• **DATA PROVIDED**
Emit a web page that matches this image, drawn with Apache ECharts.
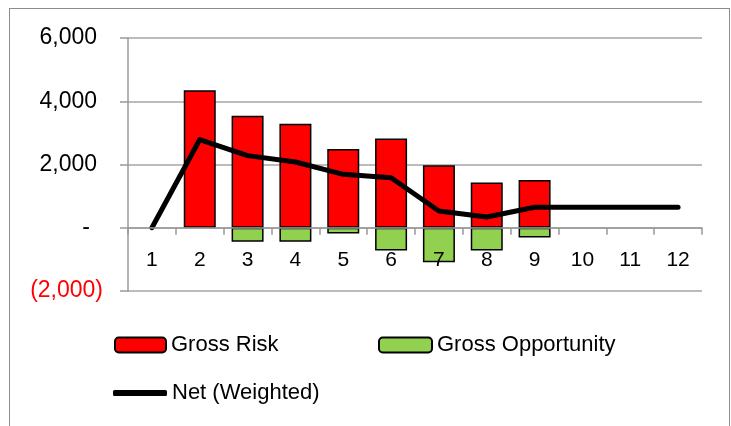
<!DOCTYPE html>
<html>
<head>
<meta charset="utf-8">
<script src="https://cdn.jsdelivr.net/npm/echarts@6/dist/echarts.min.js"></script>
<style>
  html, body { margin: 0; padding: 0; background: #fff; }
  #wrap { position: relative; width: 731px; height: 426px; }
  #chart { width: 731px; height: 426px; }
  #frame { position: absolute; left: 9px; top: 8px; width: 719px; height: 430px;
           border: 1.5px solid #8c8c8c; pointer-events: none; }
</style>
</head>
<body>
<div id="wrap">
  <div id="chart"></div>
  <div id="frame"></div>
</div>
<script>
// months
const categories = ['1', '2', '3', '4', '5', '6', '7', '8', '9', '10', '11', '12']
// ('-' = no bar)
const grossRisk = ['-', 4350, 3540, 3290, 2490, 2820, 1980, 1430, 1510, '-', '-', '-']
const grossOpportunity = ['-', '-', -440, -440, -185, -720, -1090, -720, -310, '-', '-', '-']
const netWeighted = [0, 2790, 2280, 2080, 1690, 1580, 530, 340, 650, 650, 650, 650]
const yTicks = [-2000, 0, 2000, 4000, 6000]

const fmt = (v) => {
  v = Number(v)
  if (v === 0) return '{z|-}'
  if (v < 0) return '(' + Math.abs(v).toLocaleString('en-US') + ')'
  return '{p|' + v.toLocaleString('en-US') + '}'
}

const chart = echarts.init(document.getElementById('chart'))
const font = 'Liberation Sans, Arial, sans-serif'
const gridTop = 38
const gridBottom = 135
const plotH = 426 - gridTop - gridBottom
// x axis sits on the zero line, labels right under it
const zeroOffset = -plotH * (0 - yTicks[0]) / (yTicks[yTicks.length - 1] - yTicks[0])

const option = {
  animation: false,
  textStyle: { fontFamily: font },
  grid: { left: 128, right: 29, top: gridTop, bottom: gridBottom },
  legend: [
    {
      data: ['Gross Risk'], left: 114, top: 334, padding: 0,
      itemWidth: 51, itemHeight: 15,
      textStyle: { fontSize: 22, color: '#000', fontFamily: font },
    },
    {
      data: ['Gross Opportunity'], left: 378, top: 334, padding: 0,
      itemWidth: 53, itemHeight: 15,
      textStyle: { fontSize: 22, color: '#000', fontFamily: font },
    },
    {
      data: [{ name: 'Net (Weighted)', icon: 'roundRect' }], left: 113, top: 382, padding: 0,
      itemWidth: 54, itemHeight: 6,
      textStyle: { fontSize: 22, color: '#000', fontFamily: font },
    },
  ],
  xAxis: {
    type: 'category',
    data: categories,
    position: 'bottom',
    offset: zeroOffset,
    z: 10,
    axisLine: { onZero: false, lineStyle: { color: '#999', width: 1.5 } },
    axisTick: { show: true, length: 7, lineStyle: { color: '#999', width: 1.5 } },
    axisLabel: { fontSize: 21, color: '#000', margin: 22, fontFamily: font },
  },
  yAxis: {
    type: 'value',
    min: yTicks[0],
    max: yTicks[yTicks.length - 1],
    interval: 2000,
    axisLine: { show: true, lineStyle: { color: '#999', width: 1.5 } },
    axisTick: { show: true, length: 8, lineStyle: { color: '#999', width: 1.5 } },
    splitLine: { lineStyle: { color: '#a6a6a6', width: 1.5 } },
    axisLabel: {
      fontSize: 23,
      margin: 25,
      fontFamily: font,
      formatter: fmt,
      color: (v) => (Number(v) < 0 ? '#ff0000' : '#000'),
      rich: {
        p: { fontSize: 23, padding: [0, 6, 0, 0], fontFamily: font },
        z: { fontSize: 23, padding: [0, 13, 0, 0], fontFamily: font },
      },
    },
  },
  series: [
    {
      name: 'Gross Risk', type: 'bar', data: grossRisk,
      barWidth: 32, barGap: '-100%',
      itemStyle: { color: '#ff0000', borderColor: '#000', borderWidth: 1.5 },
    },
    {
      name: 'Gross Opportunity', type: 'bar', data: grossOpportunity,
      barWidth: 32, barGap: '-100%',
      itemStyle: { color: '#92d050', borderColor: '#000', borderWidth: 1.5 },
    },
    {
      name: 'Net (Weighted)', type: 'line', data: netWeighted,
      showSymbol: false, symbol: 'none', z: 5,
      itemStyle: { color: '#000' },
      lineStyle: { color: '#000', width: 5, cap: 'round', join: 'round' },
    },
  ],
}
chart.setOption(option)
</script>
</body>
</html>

• **PROBLEM TO SOLVE**
Write down every line from the opening of the listing to the line with "const yTicks = [-2000, 0, 2000, 4000, 6000]", both included, and nothing else; the pictures are omitted.

• **RESULT OF THIS TASK**
Emit a web page that matches this image, drawn with Apache ECharts.
<!DOCTYPE html>
<html>
<head>
<meta charset="utf-8">
<script src="https://cdn.jsdelivr.net/npm/echarts@6/dist/echarts.min.js"></script>
<style>
  html, body { margin: 0; padding: 0; background: #fff; }
  #wrap { position: relative; width: 731px; height: 426px; }
  #chart { width: 731px; height: 426px; }
  #frame { position: absolute; left: 9px; top: 8px; width: 719px; height: 430px;
           border: 1.5px solid #8c8c8c; pointer-events: none; }
</style>
</head>
<body>
<div id="wrap">
  <div id="chart"></div>
  <div id="frame"></div>
</div>
<script>
// months
const categories = ['1', '2', '3', '4', '5', '6', '7', '8', '9', '10', '11', '12']
// ('-' = no bar)
const grossRisk = ['-', 4350, 3540, 3290, 2490, 2820, 1980, 1430, 1510, '-', '-', '-']
const grossOpportunity = ['-', '-', -440, -440, -185, -720, -1090, -720, -310, '-', '-', '-']
const netWeighted = [0, 2790, 2280, 2080, 1690, 1580, 530, 340, 650, 650, 650, 650]
const yTicks = [-2000, 0, 2000, 4000, 6000]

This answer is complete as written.